• _WHAT THE TASK ASKS_:
Find the lines below that contain the string "this". Copy each one.

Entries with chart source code
================
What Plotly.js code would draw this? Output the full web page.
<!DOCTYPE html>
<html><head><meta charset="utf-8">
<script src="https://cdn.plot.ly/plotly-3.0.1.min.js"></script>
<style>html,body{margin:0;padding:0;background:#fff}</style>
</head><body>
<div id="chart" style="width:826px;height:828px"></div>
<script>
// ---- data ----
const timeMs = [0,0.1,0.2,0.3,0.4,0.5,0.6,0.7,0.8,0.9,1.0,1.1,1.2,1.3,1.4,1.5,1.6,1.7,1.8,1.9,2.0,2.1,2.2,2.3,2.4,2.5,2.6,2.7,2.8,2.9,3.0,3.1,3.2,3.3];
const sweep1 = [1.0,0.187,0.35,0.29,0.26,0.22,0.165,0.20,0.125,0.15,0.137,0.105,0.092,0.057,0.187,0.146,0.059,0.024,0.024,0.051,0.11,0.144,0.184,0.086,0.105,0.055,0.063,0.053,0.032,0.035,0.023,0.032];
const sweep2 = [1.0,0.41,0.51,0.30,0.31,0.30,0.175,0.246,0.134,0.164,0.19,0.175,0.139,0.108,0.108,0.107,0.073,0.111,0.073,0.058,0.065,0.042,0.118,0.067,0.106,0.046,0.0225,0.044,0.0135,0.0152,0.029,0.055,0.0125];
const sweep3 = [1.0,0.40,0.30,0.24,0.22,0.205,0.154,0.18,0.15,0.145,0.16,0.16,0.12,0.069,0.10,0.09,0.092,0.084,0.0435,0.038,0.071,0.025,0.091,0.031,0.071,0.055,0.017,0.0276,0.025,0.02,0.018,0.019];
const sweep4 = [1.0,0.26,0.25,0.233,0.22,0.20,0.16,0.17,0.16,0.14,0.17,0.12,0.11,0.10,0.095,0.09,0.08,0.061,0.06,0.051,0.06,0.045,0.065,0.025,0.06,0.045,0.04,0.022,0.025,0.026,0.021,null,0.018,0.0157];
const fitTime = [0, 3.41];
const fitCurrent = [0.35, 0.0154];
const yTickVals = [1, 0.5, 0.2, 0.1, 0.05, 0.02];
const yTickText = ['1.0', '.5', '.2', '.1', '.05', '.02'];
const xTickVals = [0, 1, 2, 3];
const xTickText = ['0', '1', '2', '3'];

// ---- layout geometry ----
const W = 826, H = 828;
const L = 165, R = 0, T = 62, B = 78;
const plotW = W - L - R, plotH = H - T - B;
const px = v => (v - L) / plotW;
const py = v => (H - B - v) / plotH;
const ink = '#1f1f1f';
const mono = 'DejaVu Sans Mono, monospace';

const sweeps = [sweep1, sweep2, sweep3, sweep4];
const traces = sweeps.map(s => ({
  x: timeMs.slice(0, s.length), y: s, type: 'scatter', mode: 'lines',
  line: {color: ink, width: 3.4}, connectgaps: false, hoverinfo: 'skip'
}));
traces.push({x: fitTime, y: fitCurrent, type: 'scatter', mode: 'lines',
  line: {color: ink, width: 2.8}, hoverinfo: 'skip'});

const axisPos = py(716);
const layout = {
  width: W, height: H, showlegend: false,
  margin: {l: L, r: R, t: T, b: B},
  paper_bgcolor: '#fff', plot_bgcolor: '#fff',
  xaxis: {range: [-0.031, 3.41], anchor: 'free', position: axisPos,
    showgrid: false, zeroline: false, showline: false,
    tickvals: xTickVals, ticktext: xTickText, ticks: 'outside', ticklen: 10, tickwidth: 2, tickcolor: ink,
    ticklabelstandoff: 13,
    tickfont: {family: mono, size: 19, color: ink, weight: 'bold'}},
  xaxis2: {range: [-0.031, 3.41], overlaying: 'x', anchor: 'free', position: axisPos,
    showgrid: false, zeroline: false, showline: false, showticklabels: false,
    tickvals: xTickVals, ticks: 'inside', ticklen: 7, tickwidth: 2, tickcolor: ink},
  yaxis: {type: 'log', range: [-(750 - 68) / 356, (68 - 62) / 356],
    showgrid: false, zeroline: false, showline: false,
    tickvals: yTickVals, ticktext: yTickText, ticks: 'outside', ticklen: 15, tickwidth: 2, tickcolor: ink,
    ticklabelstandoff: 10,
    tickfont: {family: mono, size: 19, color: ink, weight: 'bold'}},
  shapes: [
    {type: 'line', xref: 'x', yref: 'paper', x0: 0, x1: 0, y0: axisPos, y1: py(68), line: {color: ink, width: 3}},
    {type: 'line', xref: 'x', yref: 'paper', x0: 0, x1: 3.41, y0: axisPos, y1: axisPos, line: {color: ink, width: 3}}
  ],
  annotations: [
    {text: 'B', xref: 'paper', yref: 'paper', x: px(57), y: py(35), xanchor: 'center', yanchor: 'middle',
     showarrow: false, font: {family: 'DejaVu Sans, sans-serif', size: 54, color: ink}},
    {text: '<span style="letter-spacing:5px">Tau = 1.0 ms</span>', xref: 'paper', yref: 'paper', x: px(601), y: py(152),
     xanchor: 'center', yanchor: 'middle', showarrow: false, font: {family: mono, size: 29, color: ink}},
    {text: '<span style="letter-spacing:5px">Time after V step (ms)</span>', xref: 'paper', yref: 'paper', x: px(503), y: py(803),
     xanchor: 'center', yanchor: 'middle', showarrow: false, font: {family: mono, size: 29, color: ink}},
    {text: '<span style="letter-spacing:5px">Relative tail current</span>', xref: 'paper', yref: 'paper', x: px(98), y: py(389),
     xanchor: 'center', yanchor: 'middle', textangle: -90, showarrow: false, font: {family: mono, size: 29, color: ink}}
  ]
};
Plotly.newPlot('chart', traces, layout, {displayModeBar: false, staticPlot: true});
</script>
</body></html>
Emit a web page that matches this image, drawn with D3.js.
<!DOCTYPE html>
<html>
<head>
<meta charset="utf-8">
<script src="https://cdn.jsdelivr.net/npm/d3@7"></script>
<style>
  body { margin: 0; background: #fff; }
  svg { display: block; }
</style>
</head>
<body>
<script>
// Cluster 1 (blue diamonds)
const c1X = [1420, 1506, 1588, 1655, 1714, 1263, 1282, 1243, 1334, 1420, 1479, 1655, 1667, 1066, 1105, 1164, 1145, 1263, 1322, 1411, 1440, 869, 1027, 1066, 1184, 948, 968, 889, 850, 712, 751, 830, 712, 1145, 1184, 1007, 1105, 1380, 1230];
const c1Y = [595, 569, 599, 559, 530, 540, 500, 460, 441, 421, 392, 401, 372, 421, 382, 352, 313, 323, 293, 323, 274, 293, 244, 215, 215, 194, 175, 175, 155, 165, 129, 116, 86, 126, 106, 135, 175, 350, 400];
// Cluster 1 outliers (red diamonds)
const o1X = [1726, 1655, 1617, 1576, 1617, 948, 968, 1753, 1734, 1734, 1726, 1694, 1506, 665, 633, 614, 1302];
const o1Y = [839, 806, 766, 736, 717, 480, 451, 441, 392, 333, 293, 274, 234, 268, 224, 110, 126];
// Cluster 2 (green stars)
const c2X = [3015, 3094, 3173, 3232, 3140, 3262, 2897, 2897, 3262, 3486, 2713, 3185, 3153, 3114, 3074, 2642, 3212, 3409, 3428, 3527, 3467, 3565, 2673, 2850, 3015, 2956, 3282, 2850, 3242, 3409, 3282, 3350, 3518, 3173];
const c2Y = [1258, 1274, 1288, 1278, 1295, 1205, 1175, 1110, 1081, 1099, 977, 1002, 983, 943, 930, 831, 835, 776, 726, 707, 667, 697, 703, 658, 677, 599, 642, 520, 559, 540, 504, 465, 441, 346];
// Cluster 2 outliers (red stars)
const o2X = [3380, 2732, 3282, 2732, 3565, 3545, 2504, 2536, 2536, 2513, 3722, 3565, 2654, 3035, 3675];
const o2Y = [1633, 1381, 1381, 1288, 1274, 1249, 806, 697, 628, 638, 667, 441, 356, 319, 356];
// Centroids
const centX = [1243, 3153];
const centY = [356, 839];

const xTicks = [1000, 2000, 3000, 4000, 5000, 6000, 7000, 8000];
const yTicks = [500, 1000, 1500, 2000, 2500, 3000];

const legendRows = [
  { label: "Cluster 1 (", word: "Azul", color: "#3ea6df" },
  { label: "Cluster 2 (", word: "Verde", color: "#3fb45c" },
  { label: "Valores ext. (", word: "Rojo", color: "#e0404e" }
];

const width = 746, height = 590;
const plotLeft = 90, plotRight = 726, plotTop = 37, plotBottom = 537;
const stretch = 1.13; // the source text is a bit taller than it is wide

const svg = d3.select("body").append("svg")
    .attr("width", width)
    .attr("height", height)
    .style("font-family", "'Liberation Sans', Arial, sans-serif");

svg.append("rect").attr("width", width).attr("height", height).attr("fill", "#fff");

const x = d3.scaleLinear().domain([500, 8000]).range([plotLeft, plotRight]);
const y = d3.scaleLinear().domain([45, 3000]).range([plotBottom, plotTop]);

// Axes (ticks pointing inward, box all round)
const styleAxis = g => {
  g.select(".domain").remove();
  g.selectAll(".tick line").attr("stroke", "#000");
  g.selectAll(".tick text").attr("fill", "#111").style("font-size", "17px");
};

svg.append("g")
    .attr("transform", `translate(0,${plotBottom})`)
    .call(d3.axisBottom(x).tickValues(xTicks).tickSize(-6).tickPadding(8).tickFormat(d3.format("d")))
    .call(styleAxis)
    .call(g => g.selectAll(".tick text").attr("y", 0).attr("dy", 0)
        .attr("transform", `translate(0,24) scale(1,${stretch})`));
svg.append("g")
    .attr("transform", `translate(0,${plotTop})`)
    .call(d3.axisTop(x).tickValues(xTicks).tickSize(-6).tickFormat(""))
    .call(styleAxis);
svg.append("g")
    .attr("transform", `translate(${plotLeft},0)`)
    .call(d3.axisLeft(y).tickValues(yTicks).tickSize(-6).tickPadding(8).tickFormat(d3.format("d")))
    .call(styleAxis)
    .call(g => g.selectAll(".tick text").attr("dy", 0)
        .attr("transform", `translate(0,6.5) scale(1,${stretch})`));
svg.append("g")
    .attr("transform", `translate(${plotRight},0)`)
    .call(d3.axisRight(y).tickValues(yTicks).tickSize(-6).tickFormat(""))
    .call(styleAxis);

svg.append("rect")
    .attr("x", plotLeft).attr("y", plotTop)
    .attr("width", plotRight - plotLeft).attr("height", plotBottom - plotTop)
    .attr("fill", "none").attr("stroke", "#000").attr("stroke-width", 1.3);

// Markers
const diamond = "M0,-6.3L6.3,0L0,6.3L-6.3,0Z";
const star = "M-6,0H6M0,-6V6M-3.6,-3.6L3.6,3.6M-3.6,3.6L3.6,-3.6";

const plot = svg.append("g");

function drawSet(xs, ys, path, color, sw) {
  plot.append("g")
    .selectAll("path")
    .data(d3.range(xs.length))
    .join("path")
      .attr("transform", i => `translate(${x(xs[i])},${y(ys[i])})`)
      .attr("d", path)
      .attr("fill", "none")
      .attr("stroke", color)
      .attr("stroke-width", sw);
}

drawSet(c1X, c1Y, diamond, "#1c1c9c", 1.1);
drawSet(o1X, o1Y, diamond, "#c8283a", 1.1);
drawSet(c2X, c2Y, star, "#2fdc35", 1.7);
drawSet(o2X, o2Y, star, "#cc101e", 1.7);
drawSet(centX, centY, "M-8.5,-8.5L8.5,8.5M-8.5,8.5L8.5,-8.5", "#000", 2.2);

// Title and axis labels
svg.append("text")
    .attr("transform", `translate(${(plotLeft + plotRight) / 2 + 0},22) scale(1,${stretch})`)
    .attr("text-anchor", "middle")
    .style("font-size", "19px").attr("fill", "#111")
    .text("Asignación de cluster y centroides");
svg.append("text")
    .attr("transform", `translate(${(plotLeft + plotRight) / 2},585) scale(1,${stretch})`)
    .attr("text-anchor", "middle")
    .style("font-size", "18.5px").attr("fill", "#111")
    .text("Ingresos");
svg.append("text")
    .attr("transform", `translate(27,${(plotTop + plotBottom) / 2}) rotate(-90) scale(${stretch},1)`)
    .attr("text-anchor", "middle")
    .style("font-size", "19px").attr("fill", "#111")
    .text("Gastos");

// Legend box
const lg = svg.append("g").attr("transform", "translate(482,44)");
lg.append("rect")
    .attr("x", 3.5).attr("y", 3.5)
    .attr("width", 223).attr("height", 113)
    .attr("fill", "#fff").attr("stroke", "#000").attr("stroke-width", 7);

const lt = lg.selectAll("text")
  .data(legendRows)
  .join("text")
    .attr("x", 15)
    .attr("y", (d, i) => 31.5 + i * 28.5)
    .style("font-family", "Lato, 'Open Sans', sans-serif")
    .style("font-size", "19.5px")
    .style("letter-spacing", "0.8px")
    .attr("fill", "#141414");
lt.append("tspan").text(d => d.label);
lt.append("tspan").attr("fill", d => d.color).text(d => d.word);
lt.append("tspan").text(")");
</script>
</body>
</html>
================
• _FULL RESPONSE_:
What Plotly.js code would draw this? Output the full web page.
Emit a web page that matches this image, drawn with D3.js.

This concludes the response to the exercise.